Hallsey joined state government in 1970 and served in several positions with the state parks system. Since retirement, he’s been a tireless volunteer organizer working on the trail’s mountain sections and a board member of the nonprofit support group Friends of the Mountains-to-Sea Trail. His private sojourn along the trail was completed in stages this year — a total of 84 days ending at Clingman’s Dome. Among fewer than three dozen people who’ve completed the route, he is the first to have paddled the Neuse and Yadkin rivers as part of the journey.

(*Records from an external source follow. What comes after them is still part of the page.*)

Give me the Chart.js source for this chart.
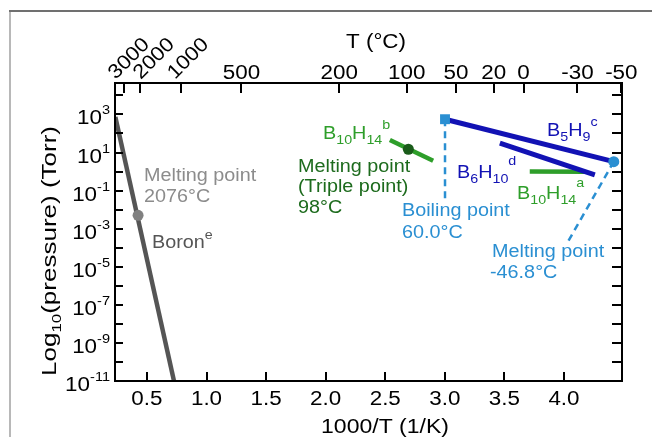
<!DOCTYPE html>
<html>
<head>
<meta charset="utf-8">
<script src="https://cdn.jsdelivr.net/npm/chart.js@4.4.1/dist/chart.umd.min.js"></script>
<style>
  html, body { margin: 0; padding: 0; background: #fff; }
  #wrap { width: 652px; height: 437px; }
</style>
</head>
<body>
<div id="wrap"><canvas id="chart" width="652" height="437"></canvas></div>
<script>
// data (x = 1000/T in 1/K, y = pressure in Torr)
const boronX = [0.235, 0.727];
const boronY = [740, 1e-11];
const boronMeltX = [0.4257];
const boronMeltY = [0.005];

const b5h9X = [3.0016, 4.418];
const b5h9Y = [560, 3.3];
const b6h10X = [3.462, 4.259];
const b6h10Y = [31, 0.66];
const b10h14aX = [3.713, 4.175];
const b10h14aY = [1.0, 0.98];
const b10h14bX = [2.539, 2.902];
const b10h14bY = [45.7, 3.7];
const tripleX = [2.694];
const tripleY = [14.8];

const boilX = [3.0016, 3.0016];
const boilY = [560, 0.026];
const meltX = [4.418, 4.03];
const meltY = [3.3, 1.9e-4];

const xTicks = [0.5, 1.0, 1.5, 2.0, 2.5, 3.0, 3.5, 4.0];
const xTickLabels = ["0.5", "1.0", "1.5", "2.0", "2.5", "3.0", "3.5", "4.0"];
const tempTicksC = [3000, 2000, 1000, 500, 200, 100, 50, 20, 0, -30, -50];
const tempTickLabels = ["3000", "2000", "1000", "500", "200", "100", "50", "20", "0", "-30", "-50"];
const tempRotated = [true, true, true, false, false, false, false, false, false, false, false];
const yTickExps = [-11, -10, -9, -8, -7, -6, -5, -4, -3, -2, -1, 0, 1, 2, 3, 4];
const yLabelExps = [3, 1, -1, -3, -5, -7, -9, -11];

const FONT = '"Liberation Sans", Arial, sans-serif';
const GREEN = "#2e9e2a";
const DKGREEN = "#1d6b1d";
const BLUE = "#1212b4";
const LTBLUE = "#2a8fd2";

function pts(xs, ys) {
    return xs.map((x, i) => ({x: x, y: ys[i]}));
}

// draws a run of text pieces: [text, size, dy]
function drawRich(ctx, segs, x, y, align, color, sx, angle) {
    ctx.save();
    ctx.fillStyle = color;
    ctx.textBaseline = "alphabetic";
    ctx.textAlign = "left";
    let w = 0;
    segs.forEach(s => {
        ctx.font = s[1] + "px " + FONT;
        w += ctx.measureText(s[0]).width;
    });
    let cx = align === "right" ? -w : (align === "center" ? -w / 2 : 0);
    ctx.translate(x, y);
    if (angle) ctx.rotate(angle);
    ctx.scale(sx, 1);
    segs.forEach(s => {
        ctx.font = s[1] + "px " + FONT;
        ctx.fillText(s[0], cx, s[2]);
        cx += ctx.measureText(s[0]).width;
    });
    ctx.restore();
}

const SUB = 13, SUP = 13;

const decor = {
    id: "decor",
    beforeDraw(chart) {
        const ctx = chart.ctx;
        ctx.save();
        ctx.fillStyle = "#fff";
        ctx.fillRect(0, 0, chart.width, chart.height);
        ctx.fillStyle = "#b8b8b8";
        ctx.fillRect(9, 10, 2, chart.height - 10);
        ctx.fillStyle = "#707070";
        ctx.fillRect(9, 10, chart.width - 9, 2);
        ctx.restore();
    },
    afterDraw(chart) {
        const ctx = chart.ctx;
        const a = chart.chartArea;
        const xs = chart.scales.x;
        const ys = chart.scales.y;
        ctx.save();
        ctx.strokeStyle = "#000";
        ctx.lineWidth = 2;
        ctx.strokeRect(a.left, a.top, a.right - a.left, a.bottom - a.top);

        ctx.beginPath();
        xTicks.forEach(v => {
            const px = Math.round(xs.getPixelForValue(v));
            ctx.moveTo(px, a.bottom);
            ctx.lineTo(px, a.bottom - 9);
        });
        tempTicksC.forEach(t => {
            const px = Math.round(xs.getPixelForValue(1000 / (t + 273.15)));
            ctx.moveTo(px, a.top);
            ctx.lineTo(px, a.top + 10);
        });
        yTickExps.forEach(e => {
            const py = Math.round(ys.getPixelForValue(Math.pow(10, e)));
            ctx.moveTo(a.left, py);
            ctx.lineTo(a.left + 8, py);
            ctx.moveTo(a.right, py);
            ctx.lineTo(a.right - 10, py);
        });
        ctx.stroke();

        // bottom axis
        xTicks.forEach((v, i) => {
            drawRich(ctx, [[xTickLabels[i], 20, 0]], xs.getPixelForValue(v), 405, "center", "#000", 1.12);
        });
        drawRich(ctx, [["1000/T (1/K)", 20, 0]], 385, 433, "center", "#000", 1.15);

        // top axis (the crowded rotated labels are spread a little)
        const spread = [-8, 1, -6];
        tempTicksC.forEach((t, i) => {
            const px = xs.getPixelForValue(1000 / (t + 273.15));
            if (tempRotated[i]) {
                drawRich(ctx, [[tempTickLabels[i], 20, 0]], px + spread[i], 80, "left", "#000", 1.1, -Math.PI / 4);
            } else {
                drawRich(ctx, [[tempTickLabels[i], 20, 0]], px, 79, "center", "#000", 1.12);
            }
        });
        drawRich(ctx, [["T (°C)", 20, 0]], 376, 48, "center", "#000", 1.12);

        // left axis
        yLabelExps.forEach(e => {
            const py = ys.getPixelForValue(Math.pow(10, e));
            drawRich(ctx, [["10", 20, 0], [String(e), SUP, -10]], 110, py + 10, "right", "#000", 1.12);
        });
        drawRich(ctx, [["Log", 20, 0], ["10", SUB, 5], ["(pressure) (Torr)", 20, 0]], 56, 251, "center", "#000", 1.3, -Math.PI / 2);

        // annotations
        const S = 18, SX = 1.1;
        drawRich(ctx, [["Melting point", S, 0]], 144, 181, "left", "#8c8c8c", SX);
        drawRich(ctx, [["2076°C", S, 0]], 144, 202, "left", "#8c8c8c", SX);
        drawRich(ctx, [["Boron", S, 0], ["e", SUP, -9]], 152, 248, "left", "#555", SX);

        drawRich(ctx, [["B", S, 0], ["10", SUB, 5], ["H", S, 0], ["14", SUB, 5], ["b", SUP, -10]], 323, 139, "left", GREEN, SX);
        drawRich(ctx, [["Melting point", S, 0]], 298, 172, "left", DKGREEN, SX);
        drawRich(ctx, [["(Triple point)", S, 0]], 298, 192, "left", DKGREEN, SX);
        drawRich(ctx, [["98°C", S, 0]], 298, 213, "left", DKGREEN, SX);

        drawRich(ctx, [["B", S, 0], ["5", SUB, 5], ["H", S, 0], ["9", SUB, 5], ["c", SUP, -10]], 547, 136, "left", BLUE, SX);
        drawRich(ctx, [["B", S, 0], ["6", SUB, 5], ["H", S, 0], ["10", SUB, 5], ["d", SUP, -13]], 457, 178, "left", BLUE, SX);
        drawRich(ctx, [["B", S, 0], ["10", SUB, 5], ["H", S, 0], ["14", SUB, 5], ["a", SUP, -12]], 517, 199, "left", GREEN, SX);

        drawRich(ctx, [["Boiling point", S, 0]], 402, 216, "left", LTBLUE, SX);
        drawRich(ctx, [["60.0°C", S, 0]], 402, 238, "left", LTBLUE, SX);
        drawRich(ctx, [["Melting point", S, 0]], 492, 257, "left", LTBLUE, SX);
        drawRich(ctx, [["-46.8°C", S, 0]], 490, 278, "left", LTBLUE, SX);
        ctx.restore();
    }
};

function lineSet(xs, ys, color, width, dash) {
    return {
        data: pts(xs, ys),
        showLine: true,
        borderColor: color,
        backgroundColor: color,
        borderWidth: width,
        borderDash: dash || [],
        pointRadius: 0,
        borderCapStyle: "butt"
    };
}

function markSet(xs, ys, color, style, r) {
    return {
        data: pts(xs, ys),
        showLine: false,
        pointStyle: style,
        pointRadius: r,
        pointBackgroundColor: color,
        pointBorderColor: color,
        pointBorderWidth: 0
    };
}

new Chart(document.getElementById("chart"), {
    type: "scatter",
    data: {
        datasets: [
            markSet(boronMeltX, boronMeltY, "#808080", "circle", 5.5),
            markSet(tripleX, tripleY, "#1a5c1a", "circle", 5.5),
            markSet([b5h9X[0]], [b5h9Y[0]], LTBLUE, "rect", 7),
            markSet([b5h9X[1]], [b5h9Y[1]], LTBLUE, "circle", 5.5),
            lineSet(boronX, boronY, "#555555", 4.5),
            lineSet(b5h9X, b5h9Y, BLUE, 5),
            lineSet(b6h10X, b6h10Y, BLUE, 5),
            lineSet(b10h14aX, b10h14aY, GREEN, 4.5),
            lineSet(b10h14bX, b10h14bY, GREEN, 4.5),
            lineSet(boilX, boilY, LTBLUE, 2.5, [7, 5]),
            lineSet(meltX, meltY, LTBLUE, 2.5, [7, 5])
        ]
    },
    options: {
        responsive: false,
        animation: false,
        events: [],
        layout: { padding: { left: 115, top: 83, right: 30, bottom: 56 } },
        plugins: { legend: { display: false }, tooltip: { enabled: false } },
        scales: {
            x: { type: "linear", min: 0.232, max: 4.487, display: false },
            y: { type: "logarithmic", min: 1e-11, max: Math.pow(10, 4.65), display: false }
        }
    },
    plugins: [decor]
});
</script>
</body>
</html>
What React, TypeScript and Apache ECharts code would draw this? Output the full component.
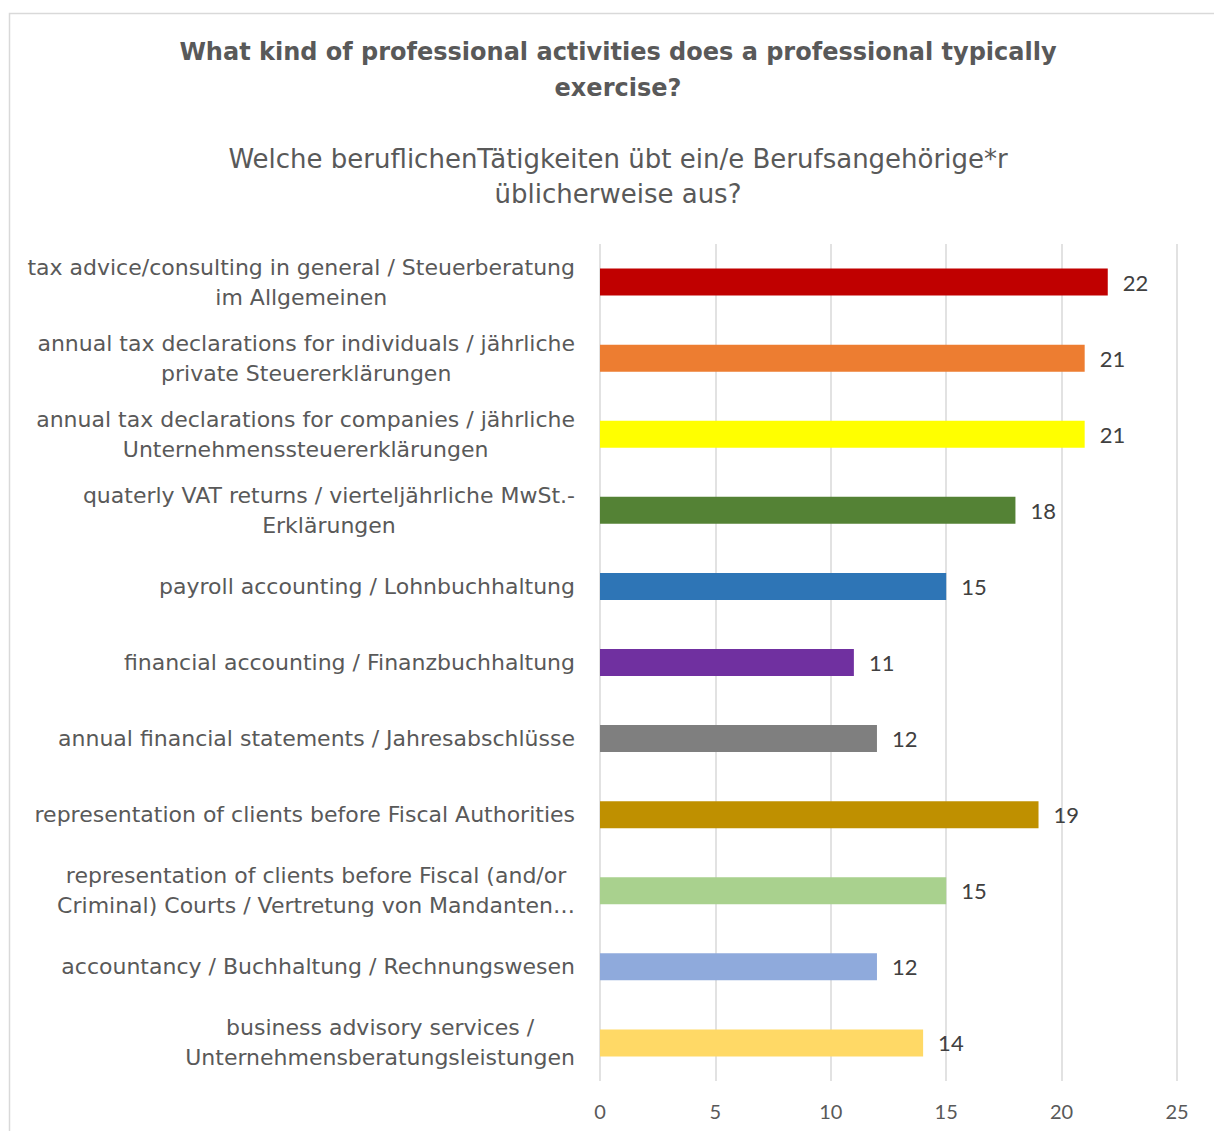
import React, { useEffect, useRef } from "react";
import * as echarts from "echarts";

const titleLines = ["What kind of professional activities does a professional typically", "exercise?"];
const subtitleLines = ["Welche beruflichenTätigkeiten übt ein/e Berufsangehörige*r", "üblicherweise aus?"];

const categories = [
  "tax advice/consulting in general / Steuerberatung\nim Allgemeinen",
  "annual tax declarations for individuals / jährliche\nprivate Steuererklärungen",
  "annual tax declarations for companies / jährliche\nUnternehmenssteuererklärungen",
  "quaterly VAT returns / vierteljährliche MwSt.-\nErklärungen",
  "payroll accounting / Lohnbuchhaltung",
  "financial accounting / Finanzbuchhaltung",
  "annual financial statements / Jahresabschlüsse",
  "representation of clients before Fiscal Authorities",
  "representation of clients before Fiscal (and/or\nCriminal) Courts / Vertretung von Mandanten…",
  "accountancy / Buchhaltung / Rechnungswesen",
  "business advisory services /\nUnternehmensberatungsleistungen",
];

const values = [22, 21, 21, 18, 15, 11, 12, 19, 15, 12, 14];

const barColors = [
  "#C00000",
  "#ED7D31",
  "#FFFF00",
  "#548235",
  "#2E75B6",
  "#7030A0",
  "#7F7F7F",
  "#BF9000",
  "#A9D18E",
  "#8FAADC",
  "#FFD966",
];

const axisMin = 0;
const axisMax = 25;
const axisInterval = 5;

const SANS = "DejaVu Sans";
const NUM = "Lato";

export default function App() {
  const ref = useRef<HTMLDivElement>(null);

  useEffect(() => {
    if (!ref.current) return;
    const chart = echarts.init(ref.current, null, { renderer: "svg" });
    chart.setOption({
      animation: false,
      backgroundColor: "#FFFFFF",
      graphic: [
        {
          type: "rect",
          shape: { x: 9.5, y: 13.5, width: 1220, height: 1130 },
          style: { fill: "none", stroke: "#D9D9D9", lineWidth: 1.5 },
          silent: true,
        },
      ],
      title: [
        {
          text: titleLines.join("\n"),
          left: 613,
          top: 29,
          textAlign: "center",
          textStyle: {
            fontFamily: SANS,
            fontSize: 24,
            fontWeight: "bold",
            color: "#595959",
            lineHeight: 36,
          },
        },
        {
          text: subtitleLines.join("\n"),
          left: 613,
          top: 136,
          textAlign: "center",
          textStyle: {
            fontFamily: SANS,
            fontSize: 26,
            fontWeight: "normal",
            color: "#595959",
            lineHeight: 35,
          },
        },
      ],
      grid: { left: 600, right: 37, top: 244, bottom: 50, containLabel: false },
      xAxis: {
        type: "value",
        min: axisMin,
        max: axisMax,
        interval: axisInterval,
        axisLine: { show: false },
        axisTick: { show: false },
        splitLine: { show: true, lineStyle: { color: "#D9D9D9", width: 1.5 } },
        axisLabel: {
          margin: 20,
          fontFamily: NUM,
          fontSize: 20,
          color: "#595959",
        },
      },
      yAxis: {
        type: "category",
        data: categories,
        inverse: true,
        axisLine: { show: false },
        axisTick: { show: false },
        axisLabel: {
          margin: 25,
          align: "right",
          formatter: (v: string) => `{c|${v}}`,
          rich: {
            c: {
              align: "center",
              fontFamily: SANS,
              fontSize: 22,
              lineHeight: 30,
              color: "#595959",
            },
          },
        },
      },
      series: [
        {
          type: "bar",
          barWidth: 27,
          data: values.map((v, i) => ({ value: v, itemStyle: { color: barColors[i] } })),
          label: {
            show: true,
            position: "right",
            distance: 15,
            fontFamily: NUM,
            fontSize: 22,
            color: "#404040",
          },
        },
      ],
    });
    return () => chart.dispose();
  }, []);

  return (
    <div
      ref={ref}
      style={{ position: "absolute", left: 0, top: 0, width: 1214, height: 1131 }}
    />
  );
}
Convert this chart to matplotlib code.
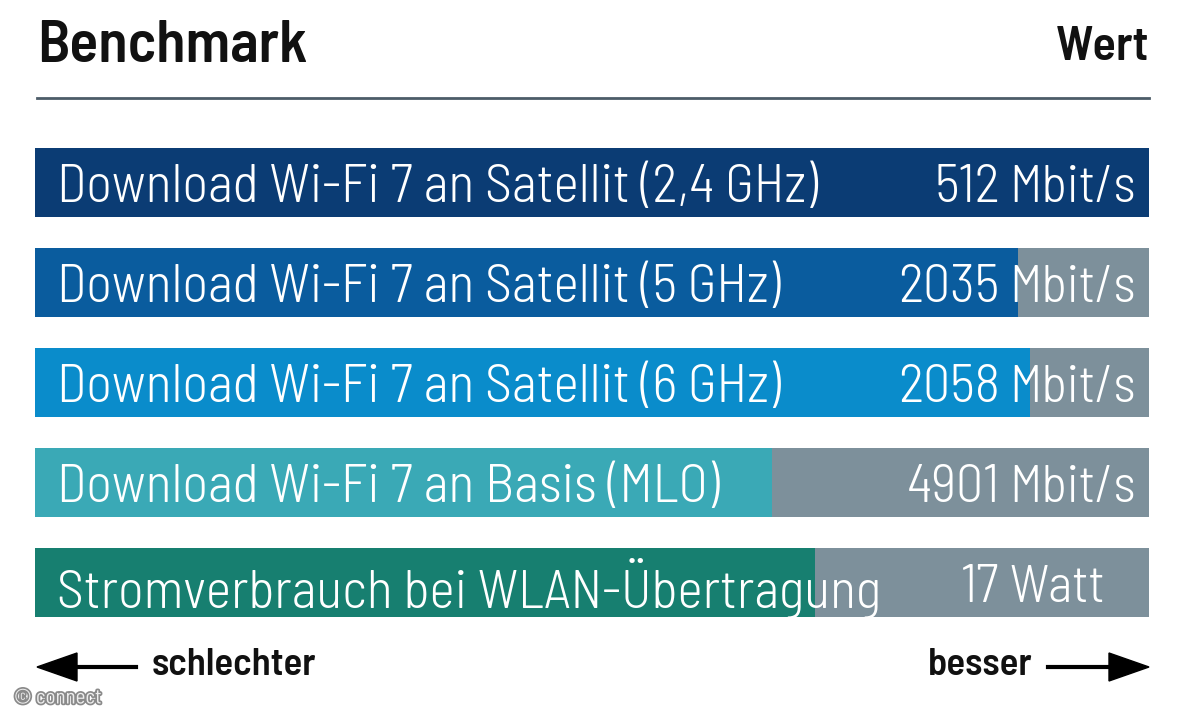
import matplotlib.pyplot as plt
import matplotlib.patheffects as pe
import numpy as np

labels = ['Download Wi-Fi 7 an Satellit (2,4 GHz)',
          'Download Wi-Fi 7 an Satellit (5 GHz)',
          'Download Wi-Fi 7 an Satellit (6 GHz)',
          'Download Wi-Fi 7 an Basis (MLO)',
          'Stromverbrauch bei WLAN-Übertragung']
values = ['512', '2035', '2058', '4901', '17']
units = ['Mbit/s', 'Mbit/s', 'Mbit/s', 'Mbit/s', 'Watt']
# score shown as bar fill (fraction of full width)
scores = [1.0, 0.882, 0.893, 0.662, 0.700]
colors = ['#0b3c74', '#0a5c9e', '#0a8ccb', '#3aa9b6', '#177f70']
grey = '#7d909b'

cond = ['Barlow Semi Condensed', 'DejaVu Sans']

W, H = 1200, 720
fig = plt.figure(figsize=(12, 7.2), dpi=100)
fig.patch.set_facecolor('white')

# bars
ax = fig.add_axes([35 / W, 1 - 617 / H, (1149 - 35) / W, (617 - 148) / H])
y = np.arange(len(labels))
ax.barh(y, [1.0] * len(labels), height=0.69, color=grey)
ax.barh(y, scores, height=0.69, color=colors)
ax.set_xlim(0, 1)
ax.set_ylim(4.345, -0.345)
ax.axis('off')

for i in range(len(labels)):
    ax.text(0.02, i + 0.06, labels[i], color='white', fontsize=39,
            family=cond, fontweight=300, va='center', ha='left')
    ax.text(0.866, i + 0.06, values[i], color='white', fontsize=39,
            family=cond, fontweight=300, va='center', ha='right')
    ax.text(0.875, i + 0.06, units[i], color='white', fontsize=38,
            family=cond, fontweight=300, va='center', ha='left')

# header
fig.text(37 / W, 1 - 46 / H, 'Benchmark', fontsize=43, fontweight='semibold',
         family=cond, va='center', ha='left', color='#111111')
fig.text(1149 / W, 1 - 47 / H, 'Wert', fontsize=35, fontweight='semibold',
         family=cond, va='center', ha='right', color='#111111')
fig.add_artist(plt.Line2D([37 / W, 1149 / W], [1 - 98 / H, 1 - 98 / H],
                          color='#4c5c68', lw=2))

# footer arrows
fig.text(152 / W, 1 - 665 / H, 'schlechter', fontsize=28, fontweight='semibold',
         family=cond, va='center', ha='left', color='#111111')
fig.text(1032 / W, 1 - 665 / H, 'besser', fontsize=28, fontweight='semibold',
         family=cond, va='center', ha='right', color='#111111')
fig.add_artist(plt.Line2D([62 / W, 136 / W], [1 - 667 / H] * 2, color='black', lw=3))
fig.add_artist(plt.Polygon([[37 / W, 1 - 667 / H], [77 / W, 1 - 653 / H],
                            [77 / W, 1 - 681 / H]], color='black'))
fig.add_artist(plt.Line2D([1048 / W, 1122 / W], [1 - 667 / H] * 2, color='black', lw=3))
fig.add_artist(plt.Polygon([[1149 / W, 1 - 667 / H], [1109 / W, 1 - 653 / H],
                            [1109 / W, 1 - 681 / H]], color='black'))

fig.text(14 / W, 1 - 698 / H, '© connect', fontsize=15, family=cond,
         va='center', ha='left', color='#eeeeee',
         path_effects=[pe.withStroke(linewidth=2.5, foreground='#8a8a8a')])

plt.savefig('out.png', dpi=100, facecolor='white')
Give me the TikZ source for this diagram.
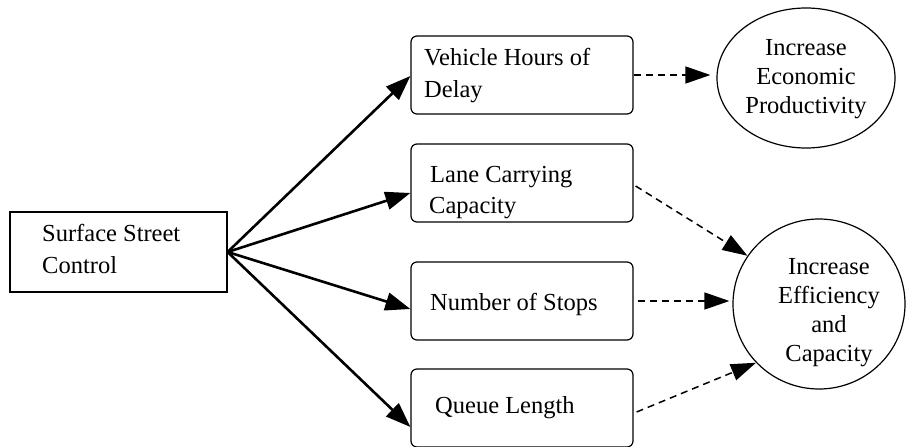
\documentclass[tikz,border=0pt]{standalone}
\usepackage{fontspec}
\setmainfont{Liberation Serif}
\usetikzlibrary{shapes.geometric,arrows.meta,calc}
\begin{document}
\begin{tikzpicture}[x=1pt,y=-1pt,
  txt/.style={inner sep=0pt,font=\fontsize{24.5}{30}\selectfont},
  ltxt/.style={txt,anchor=base west},
  ctxt/.style={txt,anchor=base},
  srcbox/.style={draw,line width=1.2pt,rectangle,inner sep=0pt,minimum width=217pt,minimum height=80pt},
  midbox/.style={draw,line width=1.2pt,rectangle,rounded corners=6pt,inner sep=0pt,minimum width=222pt,minimum height=78pt},
  goal/.style={draw,line width=1.2pt,ellipse,inner sep=0pt},
  solidarr/.style={line width=2.6pt,-{Triangle[length=25pt,width=18pt]}},
  dasharr/.style={line width=1.5pt,dash pattern=on 7pt off 5pt,-{Triangle[length=25pt,width=17pt]}}]
\useasboundingbox (0,0) rectangle (906,447);
% boxes
\node[srcbox] (surf) at (118.5,252) {};
\node[midbox] (b1) at (522,75) {};
\node[midbox] (b2) at (522,183) {};
\node[midbox] (b3) at (522,301) {};
\node[midbox] (b4) at (522,408) {};
\node[goal,minimum width=178pt,minimum height=140pt] (e1) at (806,78) {};
\node[goal,minimum width=172pt,minimum height=170pt] (e2) at (819,304) {};
% texts
\node[ltxt] (s1) at (42,241) {Surface Street};
\node[ltxt] (s2) at (42,273) {Control};
\node[ltxt] (t1a) at (424,65) {Vehicle Hours of};
\node[ltxt] (t1b) at (424,97) {Delay};
\node[ltxt] (t2a) at (430,182) {Lane Carrying};
\node[ltxt] (t2b) at (429,213) {Capacity};
\node[ltxt] (t3) at (430,310) {Number of Stops};
\node[ltxt] (t4) at (435,413) {Queue Length};
\node[ctxt] (g1a) at (806,56) {Increase};
\node[ctxt] (g1b) at (806,84) {Economic};
\node[ctxt] (g1c) at (806,113) {Productivity};
\node[ctxt] (g2a) at (829,274) {Increase};
\node[ctxt] (g2b) at (829,303) {Efficiency};
\node[ctxt] (g2c) at (829,332) {and};
\node[ctxt] (g2d) at (829,361) {Capacity};
% solid arrows
\draw[solidarr] (surf.east) -- ($(b1.west)+(0,1)$);
\draw[solidarr] (surf.east) -- ($(b2.west)+(0,10)$);
\draw[solidarr] (surf.east) -- ($(b3.west)+(0,8)$);
\draw[solidarr] (surf.east) -- ($(b4.west)+(0,19)$);
% dashed arrows
\draw[dasharr,shorten >=6pt] (b1.east) -- (b1.east -| e1.west);
\draw[dasharr] ($(b2.east)+(2,3)$) -- (e2.146);
\draw[dasharr,shorten <=4pt,shorten >=3pt] (b3.east) -- (b3.east -| e2.west);
\draw[dasharr] ($(b4.east)+(3,4)$) -- (e2.223);
\end{tikzpicture}
\end{document}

“As I have hiked some of the formidable terrain of Linville Gorge, Mount Mitchell and the Pisgah and Nantahala forests on rugged trials with huge stones moved by hand to form steps and erosion controls, I have realized that nothing is impossible for impassioned humans filled with vision and faith,” he said. “These trails were built in difficult places, many of them by senior citizens in their retirement years. There are additional communities and citizen volunteer groups along the way taking up the dream of the MST.”

Hallsey took the bit in his teeth after Lee proposed the idea at a trails conference. As the first state trails coordinator, he began drawing up a route, and negotiating with landowners, including the federal government since the trail flows through the Great Smoky Mountains National Park, the Blue Ridge Parkway and two national forests.

The Mountains-to-Sea State Trail is a unit of the state parks system reaching from Clingman’s Dome in the national park to Jockey’s Ridge State Park on the coast. Each year, thousands of people hike sections of the trail, and they’ve included President Barak Obama and a world-renowned endurance runner to set a record of just over 22 days earlier this year. More than 500 miles of the trail are completed with mostly rural roads providing the links.